Восстановиться. Нервно-паралитический газ в лёгкие - вдох. Досчитать до десяти и не обернуться вслед, заставив себя стоять на одном месте. И наблюдать.
Чёрно-серо-пусто, небо, затянутое в провода, ток, мгновение для осознания неизбежности. Отдалённые шумовые эффекты: птицы, обрывки фраз, срывающийся хрип граммофона, открытые окна, звуки, буквы, выложенные на асфальте. Звон в ушах от нитей лучей раскалённого, плавящегося Солнца цвета кофе с молоком. Чистый, невинный смех рассыпается мелкой дробью камней, и впивается алмазными иглами в душу, царапая и уничтожая - так смеялся Дьявол, когда был ещё ребёнком.
_претензия на абсолютную уникальность - обличие слов, за маской которых скрывается безупречная выдумка, так похожая на всё настоящее. А может быть, страшно-фиолетовая тайна, скрывающаяся в погасших неоновых вывесках и разноцветных лампочках. Искажённые представления о другой реальности, шипя, змеями ползают, пытаясь занять своё место на Древе Жизни - ссохшегося и поникшего, пустого внутри, полумёртвого. Ветви плетьми повисли, задевая сухую землю, плоды почернели, но змеи роятся рядом, кольцами вьются вокруг ствола, впиваясь клыками в мягкую кору, и пытаются вкусить то немногое, что ещё осталось, напитывая дерево ядом сладких обещаний. Но, вначале такая вкусная и манящая, приторность всегда убивает в конце. Обречённость пересекается с безысходностью, создавая ложную, но прочную веру в вышестоящие инстанции, разрушая до конца давно привычные образы, которые практически стёрлись из памяти, и остались лишь на пожелтелых страницах газет позапрошлых тысячелетий. Всё меняется.

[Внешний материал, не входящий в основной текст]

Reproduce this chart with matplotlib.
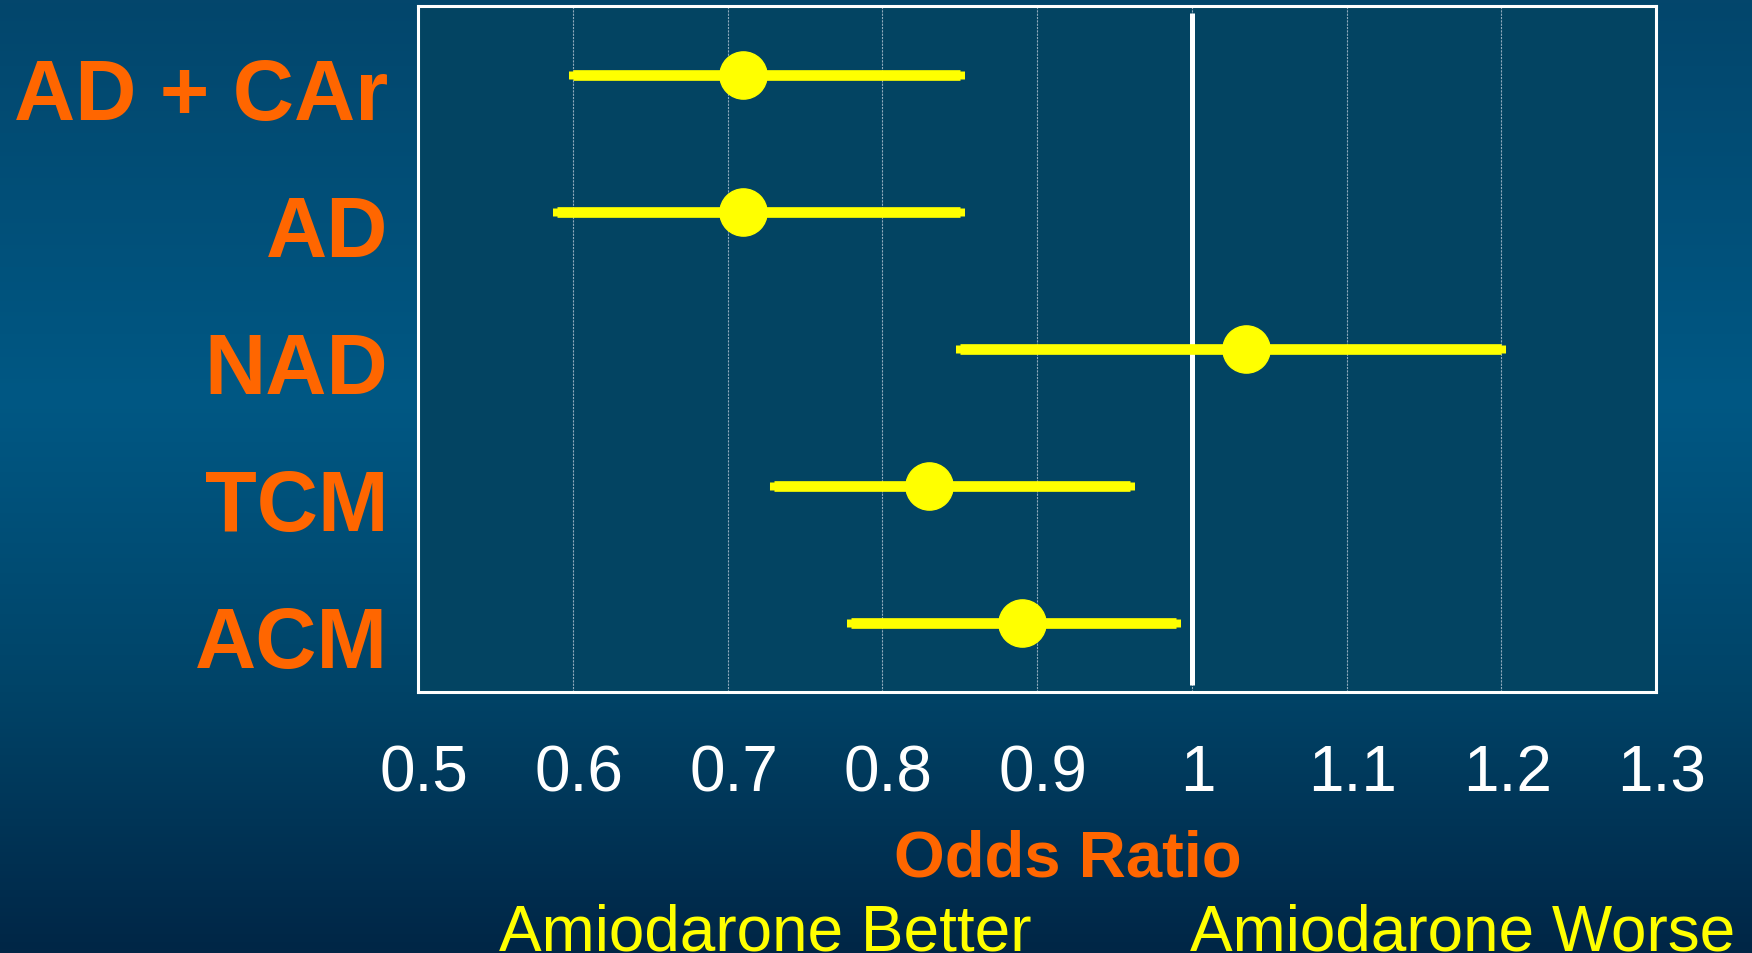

Облака покачивают здания, покоясь на их крышах, тяжело опускаясь сверху на вынужденный отдых. Дома в своё время дают трещины, бетон легко крошится, будто известь. Пыль густо поднимается от резкого порыва ветра, пытается спрятать признаки разложения и закрыть видимое убожество. Духота стягивает кожу жгутами прозрачно-серой паутины. Всё прогнило до основания, всё настолько неустойчиво, что превратилось в воспоминания уже сейчас. Город ненавидит своих жителей. Город убивает сам себя. Город ненавидит себя, всматриваясь в кривое зеркало. Задыхаются на проспектах искусственно-блеклые, нарисованные мелом лица, размытые дождями и собственными мыслями, очертания, зыбкие холодные тени, танцующие на дорогах - толкаются и ругают друг друга бесцветными безмолвными взглядами. Им слишком мало места на разрушенных стенах, им - с их крайней болезненностью, с их отравлением воздухом, с их приколотым к голове булавками мировоззрением, написанном на листке для заметок. Этот Город с его вечным соперничеством, насилием, мазохизмом и остервенелыми попытками вырвать самого себя из цепких лап вечно кишащего везде будничного Одиночества угнетает. Серость и сырость домов пробирается под кожу леденящим ужасом понимания неизменности [_низменности?] происходящего.
Смотреть в пустые глазницы наконец-то упавшего неба, бессмысленно отвергать законы естественных процессов. Всё должно уйти и превратиться в ничто - чем оно и являлось до своего кардинального перерождения. Ничто превращается обратно в Ничто - никакой неправильности, никакой грусти, никаких возмущений, всё достаточно правильно и естественно, всё абсолютно логично. Самовнушение - так и должно быть. Купаться в кислотных дождях, которые льёт бессильное небо, зная, что это на самом деле норма. И идти далее, пиная ступнёй посеревшие камни, превращая их в такие же призраки прошлого, каким и является сам Город.